- [ENTRIES SHOWN]

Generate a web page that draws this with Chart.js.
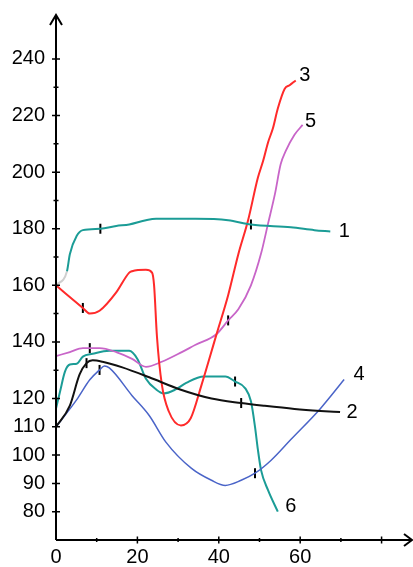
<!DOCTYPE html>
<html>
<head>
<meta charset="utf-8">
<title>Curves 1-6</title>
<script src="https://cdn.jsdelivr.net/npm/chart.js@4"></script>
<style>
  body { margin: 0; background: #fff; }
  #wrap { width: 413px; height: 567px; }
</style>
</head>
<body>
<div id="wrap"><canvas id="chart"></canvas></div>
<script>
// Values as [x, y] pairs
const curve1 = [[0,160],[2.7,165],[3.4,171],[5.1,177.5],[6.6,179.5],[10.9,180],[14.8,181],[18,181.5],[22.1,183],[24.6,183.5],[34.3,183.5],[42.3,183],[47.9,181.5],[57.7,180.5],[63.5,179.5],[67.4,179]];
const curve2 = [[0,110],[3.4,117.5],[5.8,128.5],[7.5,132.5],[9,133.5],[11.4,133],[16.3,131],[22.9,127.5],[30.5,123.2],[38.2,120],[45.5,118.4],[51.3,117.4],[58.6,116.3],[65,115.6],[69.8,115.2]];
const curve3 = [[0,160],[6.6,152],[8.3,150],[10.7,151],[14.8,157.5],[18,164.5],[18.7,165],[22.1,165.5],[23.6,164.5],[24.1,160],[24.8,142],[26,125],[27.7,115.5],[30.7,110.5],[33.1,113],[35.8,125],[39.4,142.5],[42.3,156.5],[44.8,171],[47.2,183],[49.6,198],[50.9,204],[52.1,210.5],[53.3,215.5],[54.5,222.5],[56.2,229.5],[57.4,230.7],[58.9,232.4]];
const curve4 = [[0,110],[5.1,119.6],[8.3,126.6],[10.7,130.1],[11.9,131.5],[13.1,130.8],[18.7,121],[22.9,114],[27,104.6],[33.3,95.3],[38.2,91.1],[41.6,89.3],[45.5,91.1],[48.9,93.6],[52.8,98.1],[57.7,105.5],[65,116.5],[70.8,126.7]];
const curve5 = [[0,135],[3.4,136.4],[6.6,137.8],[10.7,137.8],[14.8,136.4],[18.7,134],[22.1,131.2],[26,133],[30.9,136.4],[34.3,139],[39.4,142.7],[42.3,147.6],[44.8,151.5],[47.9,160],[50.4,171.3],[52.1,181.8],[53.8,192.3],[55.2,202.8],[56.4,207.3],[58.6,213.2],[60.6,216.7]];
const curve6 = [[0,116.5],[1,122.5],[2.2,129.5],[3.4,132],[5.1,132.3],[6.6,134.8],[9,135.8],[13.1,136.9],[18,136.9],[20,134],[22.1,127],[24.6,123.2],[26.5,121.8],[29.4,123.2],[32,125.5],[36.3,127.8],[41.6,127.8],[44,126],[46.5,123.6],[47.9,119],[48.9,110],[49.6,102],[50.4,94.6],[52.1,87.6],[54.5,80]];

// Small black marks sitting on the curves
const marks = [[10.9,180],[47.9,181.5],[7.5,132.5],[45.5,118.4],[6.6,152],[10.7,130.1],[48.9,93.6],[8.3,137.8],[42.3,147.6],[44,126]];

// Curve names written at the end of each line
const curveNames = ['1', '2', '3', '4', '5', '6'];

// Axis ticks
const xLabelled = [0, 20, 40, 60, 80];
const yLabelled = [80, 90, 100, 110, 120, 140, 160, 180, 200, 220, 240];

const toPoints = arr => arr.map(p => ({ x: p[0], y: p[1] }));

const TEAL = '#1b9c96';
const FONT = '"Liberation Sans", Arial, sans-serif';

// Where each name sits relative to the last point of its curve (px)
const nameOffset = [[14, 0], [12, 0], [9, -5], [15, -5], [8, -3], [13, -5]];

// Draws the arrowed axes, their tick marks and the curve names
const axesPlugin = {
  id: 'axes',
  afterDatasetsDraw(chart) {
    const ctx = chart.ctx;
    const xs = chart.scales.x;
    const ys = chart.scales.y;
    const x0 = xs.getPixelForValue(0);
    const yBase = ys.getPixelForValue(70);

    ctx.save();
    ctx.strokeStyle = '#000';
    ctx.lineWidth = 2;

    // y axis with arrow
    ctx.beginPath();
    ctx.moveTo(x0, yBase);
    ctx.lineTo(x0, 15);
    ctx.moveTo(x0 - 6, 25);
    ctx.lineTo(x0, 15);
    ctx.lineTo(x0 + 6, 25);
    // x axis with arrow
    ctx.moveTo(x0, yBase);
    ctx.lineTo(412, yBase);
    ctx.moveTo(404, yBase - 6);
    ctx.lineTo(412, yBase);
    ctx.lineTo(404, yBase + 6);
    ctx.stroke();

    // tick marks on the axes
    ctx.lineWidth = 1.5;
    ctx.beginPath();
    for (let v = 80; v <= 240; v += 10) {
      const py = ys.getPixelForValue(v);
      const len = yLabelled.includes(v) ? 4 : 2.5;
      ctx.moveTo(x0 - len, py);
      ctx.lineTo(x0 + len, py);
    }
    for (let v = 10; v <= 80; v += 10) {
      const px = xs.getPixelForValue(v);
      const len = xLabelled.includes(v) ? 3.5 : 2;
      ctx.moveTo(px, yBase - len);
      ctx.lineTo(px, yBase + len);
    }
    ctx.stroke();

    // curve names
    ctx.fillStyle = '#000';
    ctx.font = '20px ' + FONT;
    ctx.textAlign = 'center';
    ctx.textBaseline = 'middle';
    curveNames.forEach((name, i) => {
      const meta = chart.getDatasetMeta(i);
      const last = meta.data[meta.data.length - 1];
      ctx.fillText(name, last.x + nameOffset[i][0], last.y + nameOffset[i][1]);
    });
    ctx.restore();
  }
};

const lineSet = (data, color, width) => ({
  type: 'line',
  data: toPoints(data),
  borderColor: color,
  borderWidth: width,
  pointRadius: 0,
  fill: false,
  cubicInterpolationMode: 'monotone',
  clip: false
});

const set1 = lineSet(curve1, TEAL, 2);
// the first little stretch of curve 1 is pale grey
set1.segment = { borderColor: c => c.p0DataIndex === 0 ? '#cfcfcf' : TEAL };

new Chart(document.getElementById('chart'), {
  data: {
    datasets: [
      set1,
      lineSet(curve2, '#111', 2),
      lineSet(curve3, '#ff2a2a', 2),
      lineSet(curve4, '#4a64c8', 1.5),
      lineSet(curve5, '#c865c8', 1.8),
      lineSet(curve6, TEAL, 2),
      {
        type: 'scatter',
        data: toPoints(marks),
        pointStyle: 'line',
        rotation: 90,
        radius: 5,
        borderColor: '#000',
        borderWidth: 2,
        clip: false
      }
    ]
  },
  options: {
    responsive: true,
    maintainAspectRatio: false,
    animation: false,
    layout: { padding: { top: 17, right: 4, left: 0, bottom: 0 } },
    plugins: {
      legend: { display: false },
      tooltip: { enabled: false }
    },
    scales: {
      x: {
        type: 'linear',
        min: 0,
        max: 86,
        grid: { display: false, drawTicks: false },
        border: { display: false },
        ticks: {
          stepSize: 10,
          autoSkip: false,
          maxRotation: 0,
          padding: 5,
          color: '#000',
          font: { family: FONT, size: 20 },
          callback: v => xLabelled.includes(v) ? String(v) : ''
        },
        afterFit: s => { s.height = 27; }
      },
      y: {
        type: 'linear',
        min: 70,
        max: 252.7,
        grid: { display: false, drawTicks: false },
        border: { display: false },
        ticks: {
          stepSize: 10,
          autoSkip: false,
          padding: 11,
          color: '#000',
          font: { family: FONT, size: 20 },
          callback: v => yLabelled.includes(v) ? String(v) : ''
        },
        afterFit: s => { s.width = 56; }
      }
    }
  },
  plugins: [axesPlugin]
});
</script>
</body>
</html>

==

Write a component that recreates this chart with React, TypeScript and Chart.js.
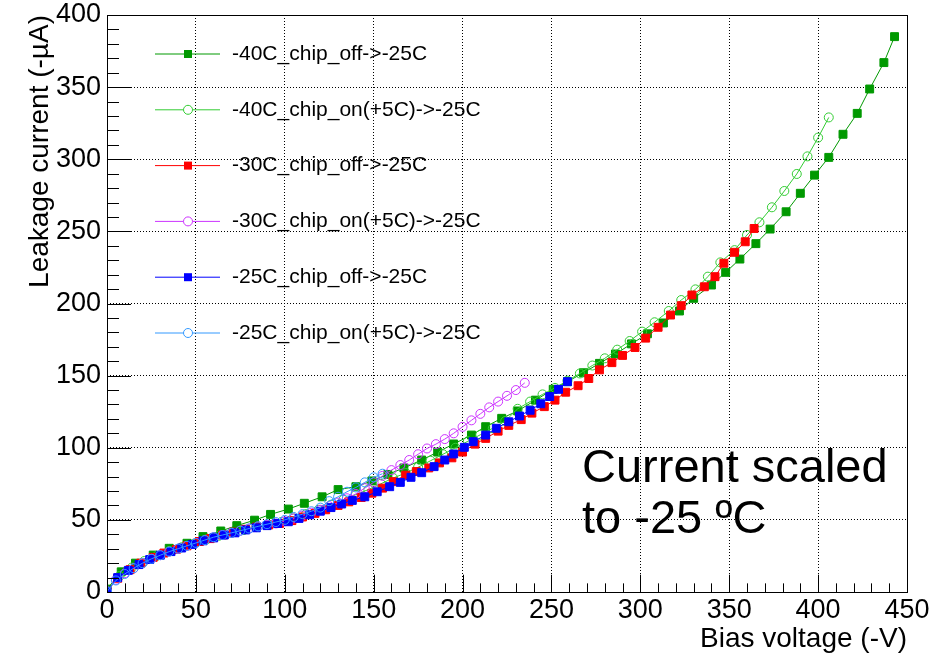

--

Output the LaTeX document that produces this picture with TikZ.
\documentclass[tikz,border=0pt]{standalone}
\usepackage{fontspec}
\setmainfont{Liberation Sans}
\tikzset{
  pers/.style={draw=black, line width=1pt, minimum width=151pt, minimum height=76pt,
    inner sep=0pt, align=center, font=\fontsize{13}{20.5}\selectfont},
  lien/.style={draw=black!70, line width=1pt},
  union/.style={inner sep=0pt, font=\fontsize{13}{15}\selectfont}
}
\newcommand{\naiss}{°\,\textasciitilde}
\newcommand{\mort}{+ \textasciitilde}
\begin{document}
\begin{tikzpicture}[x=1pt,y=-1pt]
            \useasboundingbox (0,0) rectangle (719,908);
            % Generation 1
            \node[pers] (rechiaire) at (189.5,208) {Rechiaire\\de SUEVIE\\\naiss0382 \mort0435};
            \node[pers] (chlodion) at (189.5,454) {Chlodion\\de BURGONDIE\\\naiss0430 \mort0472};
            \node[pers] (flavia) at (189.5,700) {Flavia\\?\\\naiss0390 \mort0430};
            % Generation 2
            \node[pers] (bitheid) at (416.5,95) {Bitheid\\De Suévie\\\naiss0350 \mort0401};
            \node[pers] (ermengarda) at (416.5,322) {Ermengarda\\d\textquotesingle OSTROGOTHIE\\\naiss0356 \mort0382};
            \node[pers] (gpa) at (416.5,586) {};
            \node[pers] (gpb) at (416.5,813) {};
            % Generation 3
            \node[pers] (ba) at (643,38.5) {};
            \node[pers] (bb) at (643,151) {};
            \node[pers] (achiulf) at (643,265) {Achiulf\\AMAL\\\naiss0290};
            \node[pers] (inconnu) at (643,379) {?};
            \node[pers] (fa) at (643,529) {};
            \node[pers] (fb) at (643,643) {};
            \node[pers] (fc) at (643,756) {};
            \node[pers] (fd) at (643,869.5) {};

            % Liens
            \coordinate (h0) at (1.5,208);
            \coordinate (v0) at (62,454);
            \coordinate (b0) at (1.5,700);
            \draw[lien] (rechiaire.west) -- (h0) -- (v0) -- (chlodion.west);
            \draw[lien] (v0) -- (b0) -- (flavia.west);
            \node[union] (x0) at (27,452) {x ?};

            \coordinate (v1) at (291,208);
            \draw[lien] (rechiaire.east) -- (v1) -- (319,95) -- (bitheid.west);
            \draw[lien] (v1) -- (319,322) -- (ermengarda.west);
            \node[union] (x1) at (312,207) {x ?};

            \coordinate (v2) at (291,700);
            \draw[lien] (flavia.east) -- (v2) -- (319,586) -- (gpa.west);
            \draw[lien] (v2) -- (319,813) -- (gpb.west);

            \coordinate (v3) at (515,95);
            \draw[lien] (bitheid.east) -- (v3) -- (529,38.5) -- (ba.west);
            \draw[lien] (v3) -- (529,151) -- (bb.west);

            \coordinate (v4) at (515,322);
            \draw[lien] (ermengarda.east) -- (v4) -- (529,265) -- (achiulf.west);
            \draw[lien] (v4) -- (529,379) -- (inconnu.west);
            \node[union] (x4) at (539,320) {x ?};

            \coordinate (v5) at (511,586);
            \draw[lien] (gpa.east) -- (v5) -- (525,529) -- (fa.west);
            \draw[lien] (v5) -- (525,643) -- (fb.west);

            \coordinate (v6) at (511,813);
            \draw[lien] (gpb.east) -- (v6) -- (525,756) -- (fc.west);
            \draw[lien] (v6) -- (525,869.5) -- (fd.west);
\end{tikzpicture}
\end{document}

- [GOAL] Identify and list each line with the word "that".

- [WRITTEN RESPONSE]
Generate a web page that draws this with Chart.js.
Write a component that recreates this chart with React, TypeScript and Chart.js.
Output the LaTeX document that produces this picture with TikZ.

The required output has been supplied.